Fanair uses multiple sensors to sense:

  • temperature
  • humidity
  • light
  • certain gasses
  • air pressure

It is very compact and makes use of the Raspberry Pi 3 B, for getting the values, saving them in a MySQL database and then making them easily available on a website. Included in the code and website is the ability to get actual weather data for your location so that the website can be used to check outside weather as well.

Step 1: Get All the Required Items

First of all you're going to need basic electronics like wires / jumper cables. If you plan on soldering everything together as a permanent project then obviously you will also need a soldering iron, solder, and for your own comfort a PCB to solder everything to.

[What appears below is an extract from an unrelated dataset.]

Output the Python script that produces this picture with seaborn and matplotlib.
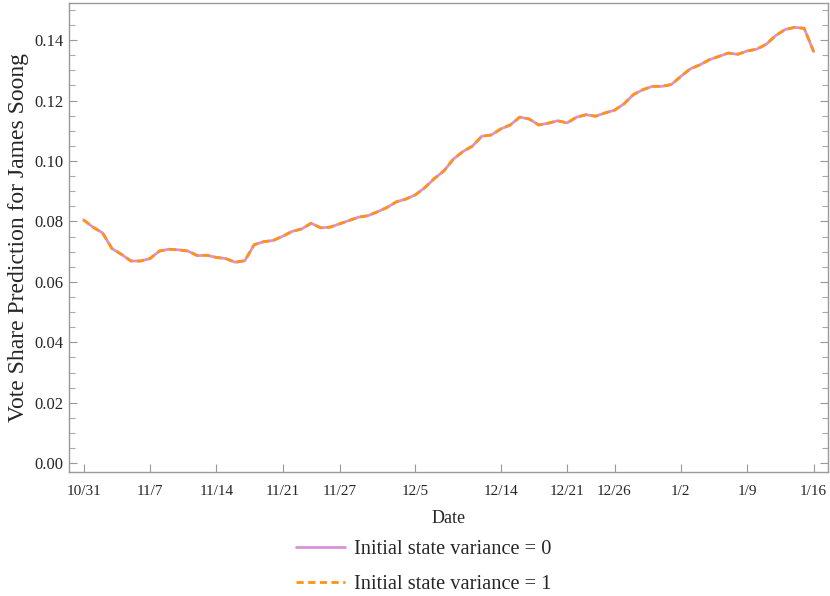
import pandas as pd
import matplotlib.pyplot as plt
from matplotlib.ticker import MultipleLocator
import seaborn as sns

# daily prediction, 10/31/2015 .. 1/16/2016
start_date = '2015-10-31'
end_date = '2016-01-16'
share_var0 = [0.0805, 0.0781, 0.0762, 0.0710, 0.0691, 0.0669, 0.0669, 0.0677, 0.0702, 0.0708,
              0.0706, 0.0702, 0.0687, 0.0688, 0.0681, 0.0677, 0.0665, 0.0670, 0.0723, 0.0733,
              0.0737, 0.0751, 0.0767, 0.0775, 0.0794, 0.0779, 0.0781, 0.0792, 0.0803, 0.0814,
              0.0819, 0.0832, 0.0846, 0.0865, 0.0874, 0.0888, 0.0912, 0.0942, 0.0967, 0.1006,
              0.1031, 0.1049, 0.1082, 0.1086, 0.1106, 0.1119, 0.1145, 0.1139, 0.1119, 0.1125,
              0.1133, 0.1126, 0.1145, 0.1153, 0.1148, 0.1159, 0.1168, 0.1189, 0.1220, 0.1236,
              0.1247, 0.1247, 0.1253, 0.1280, 0.1305, 0.1318, 0.1335, 0.1346, 0.1357, 0.1353,
              0.1364, 0.1370, 0.1386, 0.1415, 0.1435, 0.1442, 0.1439, 0.1362]
# the two runs give the same curve
share_var1 = list(share_var0)

tick_dates = ['2015-10-31', '2015-11-07', '2015-11-14', '2015-11-21', '2015-11-27', '2015-12-05',
              '2015-12-14', '2015-12-21', '2015-12-26', '2016-01-02', '2016-01-09', '2016-01-16']
tick_labels = ['10/31', '11/7', '11/14', '11/21', '11/27', '12/5',
               '12/14', '12/21', '12/26', '1/2', '1/9', '1/16']
series_names = ['Initial state variance = 0', 'Initial state variance = 1']

dates = pd.date_range(start_date, end_date, freq='D')
df0 = pd.DataFrame({'Date': dates, 'Share': share_var0})
df1 = pd.DataFrame({'Date': dates, 'Share': share_var1})

sns.set_style('ticks')
plt.rcParams['font.family'] = ['Liberation Serif', 'DejaVu Serif']

fig = plt.figure(figsize=(8.3, 5.96), dpi=100)
ax = fig.add_axes([0.083, 0.2076, 0.915, 0.787])

sns.lineplot(data=df0, x='Date', y='Share', ax=ax, color='#d991d9', lw=2.0, label=series_names[0])
sns.lineplot(data=df1, x='Date', y='Share', ax=ax, color='#ff9410', lw=2.0,
             linestyle=(0, (2.6, 1.6)), label=series_names[1])

pad = pd.Timedelta(days=1.55)
ax.set_xlim(dates[0] - pad, dates[-1] + pad)
ax.set_ylim(-0.003, 0.1522)

ax.set_xticks(pd.to_datetime(tick_dates))
ax.set_xticklabels(tick_labels)
ax.yaxis.set_major_locator(MultipleLocator(0.02))
ax.yaxis.set_minor_locator(MultipleLocator(0.005))
ax.yaxis.set_major_formatter(plt.FormatStrFormatter('%.2f'))

for s in ax.spines.values():
    s.set_color('#999999')
    s.set_linewidth(1.0)
ax.tick_params(axis='x', direction='in', length=6, width=0.8, color='#999999',
               labelsize=11, pad=9)
ax.tick_params(axis='y', which='major', direction='in', length=6, width=0.8, color='#999999',
               labelsize=12, pad=4, right=True)
ax.tick_params(axis='y', which='minor', direction='in', length=4, width=0.8, color='#aaaaaa',
               right=True)

ax.set_xlabel('Date', fontsize=13, labelpad=9)
ax.set_ylabel('Vote Share Prediction for James Soong', fontsize=17, labelpad=4)

ax.legend(loc='center', bbox_to_anchor=(0.511, 0.049), bbox_transform=fig.transFigure,
          frameon=False, fontsize=14.7, handlelength=2.4, labelspacing=0.75, handletextpad=0.45)

fig.savefig('out.png', dpi=100)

For more specific items I made this Bill of Materials.

  • Raspberry Pi 3 B
  • MPC3008 - 8-Channel 10-Bit ADC
  • AM2301 Thermometer Temperature and Humidity Sensor
  • WR Rademacher WR-tyoe 930-1 PCB
  • ABS Case for prototyping (black)
  • LDR
  • MQ135 gass sensor
  • 2x BC517 Darlington Transistor
  • Resistor Pack
  • Buzzer
  • Wires
  • BMP280 Barometer
  • Quiet USB fan (5V)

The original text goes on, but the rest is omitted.